More than a decade later, when I wrote a book about my experiences in Washington I asked my publisher if Ann could read it. I figured she wouldn’t remember me and expected a polite rebuff. Instead Ann got to it quickly and wrote a generous blurb. When the book received criticism from prominent Bush aides and some conservative friends waited out the deluge from a comfortable distance, Ann Coulter stood by with her support, even appearing on Fox News to lend a hand and correct the facts.

I jokingly told her that from here on out I’d punch anyone who attacked her in my presence. “You’re going to be pretty busy,” she instantly replied.

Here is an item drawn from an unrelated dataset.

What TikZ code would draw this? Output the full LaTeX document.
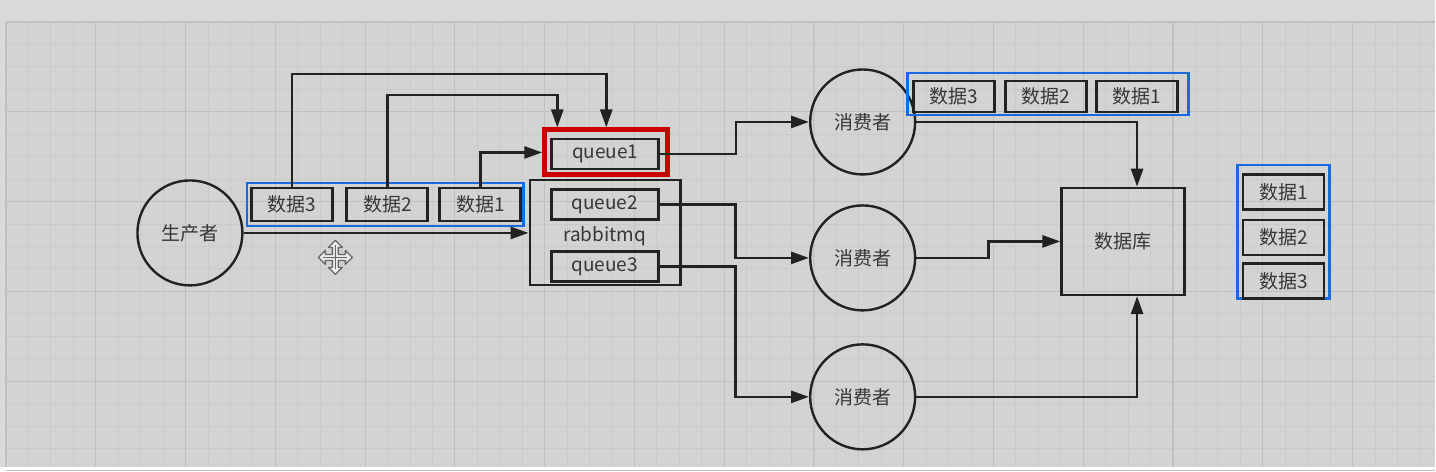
\documentclass[tikz,border=0pt]{standalone}
\usepackage{fontspec}
\setmainfont{Noto Sans CJK SC}
\usetikzlibrary{arrows.meta}
\definecolor{bgc}{RGB}{211,211,211}
\definecolor{outc}{RGB}{217,217,217}
\definecolor{minorc}{RGB}{202,202,202}
\definecolor{majorc}{RGB}{192,192,192}
\definecolor{ink}{RGB}{34,34,34}
\definecolor{txt}{RGB}{55,55,55}
\definecolor{grpblue}{RGB}{25,105,225}
\definecolor{hotred}{RGB}{205,0,0}
\tikzset{
  lbl/.style={font=\fontsize{19}{22}\selectfont, text=txt},
  databox/.style={lbl, draw=ink, line width=2.8pt, minimum width=81pt, minimum height=33pt, inner sep=0pt},
  qbox/.style={lbl, draw=ink, line width=2.6pt, minimum width=107pt, minimum height=30pt, inner sep=0pt},
  grp/.style={draw=grpblue, line width=2.8pt, inner sep=0pt},
  actor/.style={lbl, draw=ink, line width=2.4pt, circle, minimum size=105pt, inner sep=0pt},
  conn/.style={draw=ink, line width=2.7pt, -{Triangle[length=18pt,width=12pt]}},
  gridminor/.style={draw=minorc, line width=0.8pt},
  gridmajor/.style={draw=majorc, line width=1.1pt},
}
\begin{document}
\begin{tikzpicture}[x=1pt,y=-1pt]
% background and grid
\fill[outc] (0,0) rectangle (1436,467);
\fill[bgc] (6,22) rectangle (1436,467);
\foreach \i in {1,...,63} {
  \pgfmathsetmacro{\xx}{6+\i*22.45}
  \draw[gridminor] (\xx,22) -- (\xx,467);
}
\foreach \j in {1,...,20} {
  \pgfmathsetmacro{\yy}{22+\j*22.45}
  \draw[gridminor] (6,\yy) -- (1436,\yy);
}
\foreach \i in {0,...,15} {
  \pgfmathsetmacro{\xx}{6+\i*89.8}
  \draw[gridmajor] (\xx,22) -- (\xx,467);
}
\foreach \j in {0,...,5} {
  \pgfmathsetmacro{\yy}{22+\j*89.8}
  \draw[gridmajor] (6,\yy) -- (1436,\yy);
}

% producer
\node[actor] (prod) at (190,233) {生产者};

% producer data group
\node[grp, minimum width=277pt, minimum height=43pt] (g1) at (385.5,204.5) {};
\node[databox] (d3a) at (292,204.5) {数据3};
\node[databox] (d2a) at (387.5,204.5) {数据2};
\node[databox] (d1a) at (480.5,204.5) {数据1};

% rabbitmq
\node[draw=hotred, line width=5pt, minimum width=123pt, minimum height=45pt, inner sep=0pt] (q1r) at (606.5,152.5) {};
\node[qbox] (q1) at (605.5,154) {queue1};
\node[draw=ink, line width=2.5pt, minimum width=151pt, minimum height=105pt, inner sep=0pt] (rmq) at (605.5,232.5) {};
\node[qbox] (q2) at (605,204.5) {queue2};
\node[lbl] (rmqlbl) at (605,236) {rabbitmq};
\node[qbox] (q3) at (605,266.5) {queue3};

% consumers
\node[actor] (c1) at (863,122) {消费者};
\node[actor] (c2) at (863,258) {消费者};
\node[actor] (c3) at (863,397) {消费者};

% consumer data group
\node[grp, minimum width=281pt, minimum height=42pt] (g2) at (1048.5,94) {};
\node[databox, minimum height=31pt] (e3) at (954.5,96.5) {数据3};
\node[databox, minimum height=31pt] (e2) at (1046.5,96.5) {数据2};
\node[databox, minimum height=31pt] (e1) at (1137.5,96.5) {数据1};

% database
\node[lbl, draw=ink, line width=2.5pt, minimum width=123pt, minimum height=107pt, inner sep=0pt] (db) at (1123.5,241.5) {数据库};

% database data group
\node[grp, minimum width=92pt, minimum height=134pt] (g3) at (1284,232) {};
\node[databox, minimum height=35pt] (f1) at (1284,192) {数据1};
\node[databox, minimum height=35pt] (f2) at (1284,237.5) {数据2};
\node[databox, minimum height=35pt] (f3) at (1284,281) {数据3};

% waypoints
\coordinate (top3) at (0,74);
\coordinate (top2) at (0,95);

% connectors
\draw[conn] (prod.east) -- (prod.east -| rmq.west);
\draw[conn] (d3a.north) -- (d3a.north |- top3) -| (q1r.north);
\draw[conn] (d2a.north) -- (d2a.north |- top2) -| ([xshift=15pt]q1r.north west);
\draw[conn] (d1a.north) |- (q1r.west);
\draw[conn] (q1.east) -- ++(76,0) |- (c1.west);
\draw[conn] (q2.east) -- ++(76,0) |- (c2.west);
\draw[conn] (q3.east) -- ++(76,0) |- (c3.west);
\draw[conn] (c1.east) -| ([xshift=14pt]db.north);
\draw[conn] (c2.east) -- ++(72,0) |- (db.west);
\draw[conn] (c3.east) -| ([xshift=14pt]db.south);

% move cursor
\begin{scope}[shift={(335.5,257.5)}]
\draw[draw=black!60, line width=1.3pt, fill=black!8, line join=round]
  (0,-17) -- (7,-10) -- (3,-10) -- (3,-3) -- (10,-3) -- (10,-7) -- (17,0) -- (10,7) -- (10,3)
  -- (3,3) -- (3,10) -- (7,10) -- (0,17) -- (-7,10) -- (-3,10) -- (-3,3) -- (-10,3) -- (-10,7)
  -- (-17,0) -- (-10,-7) -- (-10,-3) -- (-3,-3) -- (-3,-10) -- (-7,-10) -- cycle;
\draw[draw=black!60, line width=1pt] (0,-12) -- (0,12) (-12,0) -- (12,0);
\end{scope}
\end{tikzpicture}
\end{document}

None of this is to say that Ann Coulter hasn’t deserved the animosity or opposition she has received over the years—and which she sometimes has shrewdly cultivated. She knew well what she was doing when she boldly criticized the 9/11 widows or poked fun at Senator John Edwards before that particular sport became a national pastime. And most likely she wouldn’t take back a single offending word she has ever uttered.

But there is a reason why all the latter-day Coulter imitators on cable news channels have been about as cutting edge as a J.C. Penney commercial. People—at least those who matter—usually are more complicated than their caricatures. It’s too bad that politics doesn’t allow us to see more public figures that way.

Matt Latimer is the author of the New York Times bestseller, SPEECH-LESS: Tales of a White House Survivor. He was deputy director of speechwriting for George W. Bush and chief speechwriter for Donald Rumsfeld.